В русской культуре сохранилось и другое изображение Медусы: в лубковой
живописи XVIII века она предстает как Мелуза (Мелузина) — дословно "мелкая"
(см. Словарь В. Даля): вокализация слова с заменой согласных звуков произведена
по типу народного переосмысления иноязычного слова "микроскоп"
и превращения его в русских говорах в "мелкоскоп". Однозначно
связанная в народном миросозерцании с морем, русская Медуса-Мелуза обратилась
в сказочную рыбу, не потеряв, однако, ни человеческих, ни чудовищных черт:
на лубочных картинках она изображалась в виде царственной девы с короной
на голове, а вместо змеевидных волос у нее ноги и хвост, обращенные в
змей. Ничего рыбьего в самом образе русской Мелузы-Медусы практически
нет — рыбы ее просто окружают, свидетельствуя о морской среде. Похоже,
что русская изобразительная версия гораздо ближе к тому исходному доэллинскому
архетипу прекрасной Морской царевны, которая в процессе Олимпийского религиозного
переворота была превращена в чудо-юдо. Память о древней эллинско-славянской
Медусе сохранилась и в средневековых легендах о Деве Горгонии. Согласно
славянским преданиям, она знала язык всех животных. В дальнейшем в апокрифических
рукописях женский образ Горгоны превратился в "зверя Горгония":
его функции во многом остались прежними: он охраняет вход в рай (то есть,
другими словами, является стражем прохода к Островам Блаженных).
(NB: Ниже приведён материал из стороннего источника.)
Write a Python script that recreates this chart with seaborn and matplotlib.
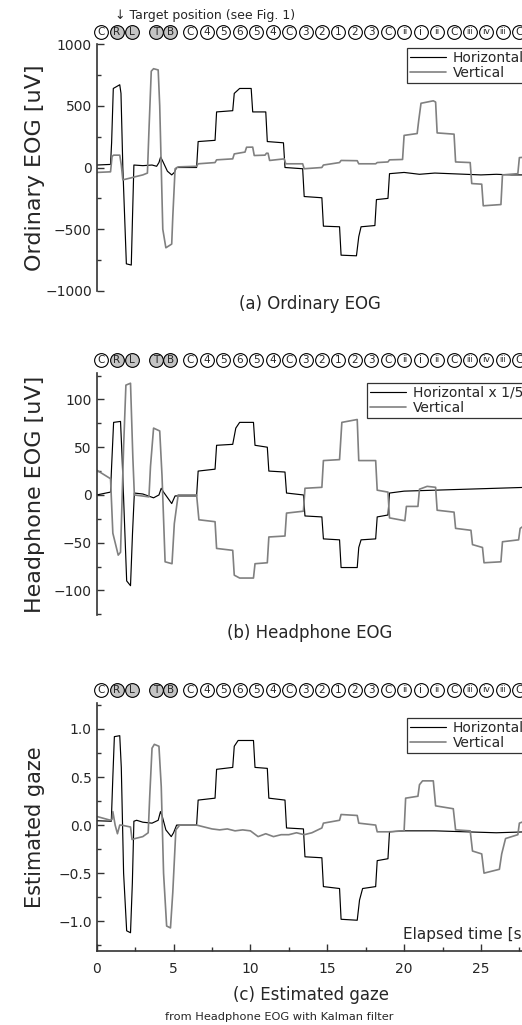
import numpy as np
import pandas as pd
import seaborn as sns
import matplotlib.pyplot as plt
from matplotlib.transforms import blended_transform_factory

# ---- data ----
# (a) ordinary EOG [uV]
ord_h_t = [0, 0.9, 0.97, 1.08, 1.5, 1.58, 1.7, 1.93, 2.25, 2.33, 2.42, 3.0, 3.6, 3.9, 4.05, 4.16, 4.3, 4.6, 4.88,
           5.05, 5.2, 6.5, 6.6, 7.7, 7.8, 8.85, 8.95, 9.3, 10.05, 10.15, 11.0, 11.1, 12.15, 12.25, 13.4, 13.5, 14.65,
           14.75, 15.8, 15.9, 16.9, 17.05, 17.2, 18.1, 18.2, 18.95, 19.05, 20.0, 21.0, 22.0, 23.0, 24.0, 25.0, 26.0,
           27.0, 28.0]
ord_h_v = [20, 25, 200, 640, 670, 600, 0, -780, -790, -400, 20, 15, 20, 10, 40, 85, 50, -30, -60, -40, 0, 0, 210,
           220, 450, 460, 600, 640, 640, 450, 450, 210, 200, 0, -10, -235, -245, -475, -480, -710, -715, -560, -480,
           -470, -260, -250, -50, -40, -55, -45, -50, -55, -60, -55, -60, -60]
ord_v_t = [0, 0.9, 1.0, 1.1, 1.5, 1.6, 1.7, 2.2, 2.5, 3.0, 3.3, 3.4, 3.55, 3.7, 4.0, 4.1, 4.3, 4.5, 4.88, 4.95, 5.1,
           5.3, 6.5, 6.6, 7.7, 7.8, 8.85, 8.95, 9.65, 9.75, 10.15, 10.25, 10.95, 11.05, 11.15, 11.25, 12.2, 12.3,
           13.4, 13.5, 14.65, 14.75, 15.8, 15.9, 16.95, 17.05, 18.15, 18.25, 18.95, 19.05, 19.9, 20.0, 20.85, 20.95,
           21.1, 21.9, 22.05, 22.15, 23.25, 23.35, 24.3, 24.4, 25.05, 25.15, 26.3, 26.4, 27.4, 27.5, 28.0]
ord_v_v = [-40, -35, 90, 100, 100, 20, -100, -85, -75, -60, -45, 300, 780, 800, 790, 500, -500, -650, -620, -400, -10,
           5, 10, 30, 40, 62, 70, 110, 125, 164, 165, 97, 100, 116, 115, 57, 70, 30, 30, -10, 0, 20, 40, 57, 55, 30, 30,
           40, 45, 62, 65, 260, 275, 380, 520, 540, 530, 280, 270, 45, 40, -130, -135, -310, -300, -60, -50, 80, 85]

# (b) headphone EOG [uV]
hp_h_t = [0, 0.9, 0.97, 1.1, 1.55, 1.65, 1.95, 2.2, 2.33, 2.45, 3.0, 3.7, 4.05, 4.2, 4.35, 4.88, 5.1, 6.5, 6.6, 7.7,
          7.8, 8.85, 9.05, 9.3, 10.2, 10.3, 11.1, 11.2, 12.25, 12.35, 13.45, 13.55, 14.65, 14.75, 15.8, 15.9, 16.95,
          17.05, 17.2, 18.15, 18.25, 18.95, 19.05, 20, 22, 24, 26, 28]
hp_h_v = [0, 3, 30, 76, 77, 40, -90, -95, -40, 2, 1, -3, 0, 7, 3, -9, -1, -1, 25, 27, 52, 53, 70, 76, 76, 52, 50, 25,
          24, 2, 0, -22, -23, -46, -47, -76, -76, -55, -47, -46, -23, -21, 2, 4, 5, 6, 7, 8]
hp_v_t = [0, 0.9, 1.05, 1.4, 1.55, 1.75, 1.9, 2.2, 2.35, 2.45,
          3.4, 3.5, 3.7, 4.1, 4.25, 4.45, 4.9, 5.05, 5.3, 6.5,
          6.65, 7.7, 7.8, 8.85, 8.95, 9.3, 10.2, 10.3, 11.1, 11.2,
          12.25, 12.35, 13.45, 13.55, 14.65, 14.75, 15.8, 15.95, 16.95, 17.05,
          18.15, 18.25, 18.95, 19.05, 20.05, 20.15, 20.9, 21.0, 21.5, 22.05,
          22.15, 23.25, 23.35, 24.35, 24.45, 25.1, 25.2, 26.3, 26.4, 27.45,
          27.55, 28]
hp_v_v = [26, 17, -40, -63, -60, 50, 115, 117, 40, 0,
          -2, 30, 70, 67, 20, -70, -72, -30, 0, 0,
          -26, -28, -56, -58, -84, -87, -87, -72, -71, -44,
          -43, -19, -17, 7, 8, 36, 37, 76, 79, 36,
          36, 5, 3, -24, -27, -12, -12, 6, 9, 8,
          -16, -18, -35, -37, -52, -55, -71, -70, -49, -47,
          -35, -30]

# (c) estimated gaze
est_h_t = [0, 0.95, 1.05, 1.15, 1.5, 1.6, 1.75, 1.95, 2.2, 2.32, 2.42, 2.6, 3.0, 3.6, 4.0, 4.15, 4.25, 4.5, 4.85,
           5.0, 5.2, 6.5, 6.6, 7.7, 7.8, 8.85, 8.95, 9.2, 10.2, 10.3, 11.1, 11.2, 12.25, 12.35, 13.45, 13.55, 14.65,
           14.75, 15.8, 15.9, 16.95, 17.1, 17.3, 18.15, 18.25, 18.95, 19.05, 20, 22, 24, 26, 28]
est_h_v = [0.045, 0.04, 0.5, 0.92, 0.93, 0.6, -0.5, -1.1, -1.12, -0.6, 0.04, 0.05, 0.03, 0.02, 0.05, 0.14, 0.1,
           -0.05, -0.12, -0.08, 0.0, 0.0, 0.26, 0.28, 0.58, 0.6, 0.82, 0.88, 0.88, 0.6, 0.59, 0.28, 0.26, -0.03,
           -0.04, -0.33, -0.34, -0.64, -0.66, -0.98, -0.99, -0.78, -0.66, -0.64, -0.37, -0.35, -0.07, -0.06, -0.06,
           -0.07, -0.08, -0.07]
est_v_t = [0, 0.9, 1.0, 1.05, 1.2, 1.35, 1.5, 1.6, 2.2, 2.3, 2.5, 3.0, 3.35, 3.45, 3.6, 3.75, 4.05, 4.2, 4.35, 4.55,
           4.8, 4.95, 5.15, 5.4, 6.0, 6.5, 7.0, 7.5, 8.0, 8.5, 9.0, 9.5, 10.0, 10.5, 11.0, 11.5, 12.0, 12.5, 13.0,
           13.5, 14.0, 14.65, 14.75, 15.8, 15.9, 16.95, 17.05, 18.15, 18.25, 19.0, 20.0, 20.1, 20.9, 21.0, 21.2, 21.9,
           22.05, 23.2, 23.35, 24.3, 24.45, 25.05, 25.2, 26.2, 26.35, 26.6, 27.4, 27.5, 28]
est_v_v = [0.09, 0.05, 0.06, 0.14, 0.0, -0.09, 0.0, 0.0, -0.02, -0.15, -0.14, -0.12, -0.08, 0.3, 0.8, 0.84, 0.82,
           0.4, -0.5, -1.05, -1.07, -0.7, -0.05, 0.0, 0.0, 0.0, -0.02, -0.04, -0.05, -0.04, -0.06, -0.05, -0.06,
           -0.12, -0.09, -0.12, -0.1, -0.1, -0.08, -0.1, -0.08, -0.03, 0.02, 0.05, 0.11, 0.1, 0.02, 0.0, -0.07,
           -0.07, -0.06, 0.28, 0.3, 0.42, 0.46, 0.46, 0.2, 0.17, -0.05, -0.06, -0.27, -0.3, -0.5, -0.46, -0.3, -0.14,
           -0.1, 0.02, 0.05]

# target labels on top of every panel
target_labels = ['C', 'R', 'L', 'T', 'B', 'C', '4', '5', '6', '5', '4', 'C', '3', '2', '1', '2', '3', 'C',
                 'ii', 'i', 'ii', 'C', 'iii', 'iv', 'iii', 'C']
target_times = [0.3, 1.3, 2.3, 3.85, 4.8, 6.1, 7.17, 8.24, 9.31, 10.38, 11.45, 12.52, 13.59, 14.66, 15.73, 16.8,
                17.87, 18.94, 20.01, 21.08, 22.15, 23.22, 24.29, 25.36, 26.43, 27.5]
shaded = ['R', 'L', 'T', 'B']

# ---- figure ----
sns.set_theme(style='white')
plt.rcParams['font.family'] = ['DejaVu Sans']

W, H = 522, 1025
fig = plt.figure(figsize=(W / 100, H / 100), dpi=100)

x0 = 96.7
px_per_s = 15.37
xmax = 35

def add_panel(top, bottom):
    return fig.add_axes([x0 / W, 1 - bottom / H, xmax * px_per_s / W, (bottom - top) / H])

panels = [
    dict(top=44, bottom=291, ylim=(-1000, 1000), major=500, minor=250, ylab='Ordinary EOG [uV]', ylab_fs=16,
         h=(ord_h_t, ord_h_v), v=(ord_v_t, ord_v_v), hname='Horizontal', circ_y=32,
         leg=(407, 48), fmt='{:.0f}'),
    dict(top=373, bottom=615, ylim=(-125.7, 127.7), major=50, minor=25, ylab='Headphone EOG [uV]', ylab_fs=16,
         h=(hp_h_t, hp_h_v), v=(hp_v_t, hp_v_v), hname='Horizontal x 1/5', circ_y=360,
         leg=(367, 383), fmt='{:.0f}'),
    dict(top=703, bottom=951, ylim=(-1.31, 1.27), major=0.5, minor=0.25, ylab='Estimated gaze', ylab_fs=15,
         h=(est_h_t, est_h_v), v=(est_v_t, est_v_v), hname='Horizontal', circ_y=690,
         leg=(407, 718), fmt='{:.1f}'),
]

for i, p in enumerate(panels):
    ax = add_panel(p['top'], p['bottom'])
    hdf = pd.DataFrame({'t': p['h'][0], 'v': p['h'][1]})
    vdf = pd.DataFrame({'t': p['v'][0], 'v': p['v'][1]})
    sns.lineplot(data=hdf, x='t', y='v', color='black', sort=False, estimator=None,
                 linewidth=0.85, label=p['hname'], ax=ax)
    sns.lineplot(data=vdf, x='t', y='v', color='#808080', sort=False, estimator=None,
                 linewidth=1.2, label='Vertical', ax=ax)
    ax.set_xlim(0, xmax)
    ax.set_ylim(*p['ylim'])
    ax.set_xlabel('')
    ax.set_ylabel(p['ylab'], fontsize=p['ylab_fs'])
    for s in ['top', 'right']:
        ax.spines[s].set_visible(False)
    ax.spines['left'].set_color('#333333')
    ax.spines['left'].set_linewidth(1.2)
    ax.yaxis.set_major_locator(plt.MultipleLocator(p['major']))
    ax.yaxis.set_minor_locator(plt.MultipleLocator(p['minor']))
    ax.set_yticks([t for t in ax.get_yticks() if p['ylim'][0] - 1e-9 <= t <= p['ylim'][1] + 1e-9])
    ax.set_yticklabels([p['fmt'].format(t).replace('-', '\u2212') for t in ax.get_yticks()])
    ax.tick_params(axis='y', which='both', direction='in', left=True, labelsize=10, color='#333333')
    ax.tick_params(axis='y', which='major', length=5, width=1)
    ax.tick_params(axis='y', which='minor', length=3, width=1)
    if i < 2:
        ax.spines['bottom'].set_visible(False)
        ax.set_xticks([])
    else:
        ax.spines['bottom'].set_color('#333333')
        ax.spines['bottom'].set_linewidth(1.2)
        ax.set_xticks([0, 5, 10, 15, 20, 25])
        ax.xaxis.set_minor_locator(plt.MultipleLocator(2.5))
        ax.tick_params(axis='x', which='both', direction='in', bottom=True, labelsize=10,
                       color='#333333', pad=8)
        ax.tick_params(axis='x', which='major', length=5, width=1)
        ax.tick_params(axis='x', which='minor', length=3, width=1)
    ax.yaxis.set_label_coords((45 - x0) / (xmax * px_per_s), 0.5)

    handles, labels = ax.get_legend_handles_labels()
    leg = ax.legend(handles, labels, loc='upper left',
                    bbox_to_anchor=(p['leg'][0] / W, 1 - p['leg'][1] / H),
                    bbox_transform=fig.transFigure, fontsize=10, frameon=True, fancybox=False,
                    borderpad=0.2, labelspacing=0.1, handlelength=2.6, handletextpad=0.5,
                    borderaxespad=0)
    leg.get_frame().set_edgecolor('black')
    leg.get_frame().set_linewidth(0.9)

    # circled target markers
    tr = blended_transform_factory(ax.transData, fig.transFigure)
    cy = 1 - p['circ_y'] / H
    for lab, tt in zip(target_labels, target_times):
        fc = '#c4c4c4' if lab in shaded else 'white'
        ax.scatter([tt], [cy], s=98, marker='o', facecolor=fc, edgecolor='black', linewidth=0.8,
                   transform=tr, clip_on=False, zorder=5)
        fs = {1: 7.5, 2: 6.5}.get(len(lab), 5.5)
        ax.text(tt, cy, lab, transform=tr, ha='center', va='center', fontsize=fs,
                zorder=6, clip_on=False)

fig.text(115 / W, 1 - 15 / H, '\u2193 Target position (see Fig. 1)', fontsize=9, ha='left', va='center')
fig.text(310 / W, 1 - 304 / H, '(a) Ordinary EOG', fontsize=12, ha='center', va='center')
fig.text(310 / W, 1 - 633 / H, '(b) Headphone EOG', fontsize=12, ha='center', va='center')
fig.text(311 / W, 1 - 995 / H, '(c) Estimated gaze', fontsize=12, ha='center', va='center')
fig.text(279 / W, 1 - 1017 / H, 'from Headphone EOG with Kalman filter', fontsize=8.2, ha='center', va='center')
fig.text(403 / W, 1 - 934 / H, 'Elapsed time [s]', fontsize=11, ha='left', va='center')

fig.savefig('out.png', dpi=100)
В несколько другом обличии и с иными функциями предстает Медуса в знаменитых
древнерусских амулетах-"змеевиках". Магический характер головы
Медусы, изображенной в расходящихся от нее во все стороны змеях, не вызывает
никакого сомнения, его защитительно-оберегательное предназначение такое
же, как и на щите Афины-Паллады или эгиде Зевса. (Сохранившаяся по сей
день культурологическая идиома "под эгидой" по существу своего
изначального смысла означает "под защитой Горгоны Медусы".)
Знаменательно и то, что тайный эзотерический смысл доэллинских и гиперборейских
верований дожил на русских амулетах чуть не до наших дней: точная датировка
даже позднейших находок является крайне затруднительной. В христианскую
эпоху неискоренимая вера в магическую силу и действенность лика Медусы
компенсировалась тем, что на обратной стороне медальона с ее изображением
помещались рельефы христианских святых — Богоматери, Михаила-Архангела,
Козьмы и Демьяна и др.
До сих пор не дано сколь-нибудь удовлетворительного объяснения происхождению
и назначению русских "змеевиков". Современному читателю о них
практически ничего не известно: в последние полвека — за малым исключением
— публикуется репродукция одного и того же медальона, правда, самого известного
— принадлежавшего когда-то Великому князю Владимиру Мономаху, потерянного
им на охоте и найденного случайно лишь в прошлом веке. На самом деле "змеевиков"
(в том числе и византийского происхождения) известно, описано и опубликовано
множество. И с каждого из них на нас смотрит магический взгляд Девы-охранительницы
Горгоны Медусы, представляющей собой табуированный тотем.
Образ Лебединой девы Горгоны Медусы раскрывает наиболее типичные черты
тотемной символики — наследия почти что недосягаемых глубин человеческой
предыстории, сохранившегося по сей день в соответствии с неписаными законами
передачи традиций и верований от поколения к поколению.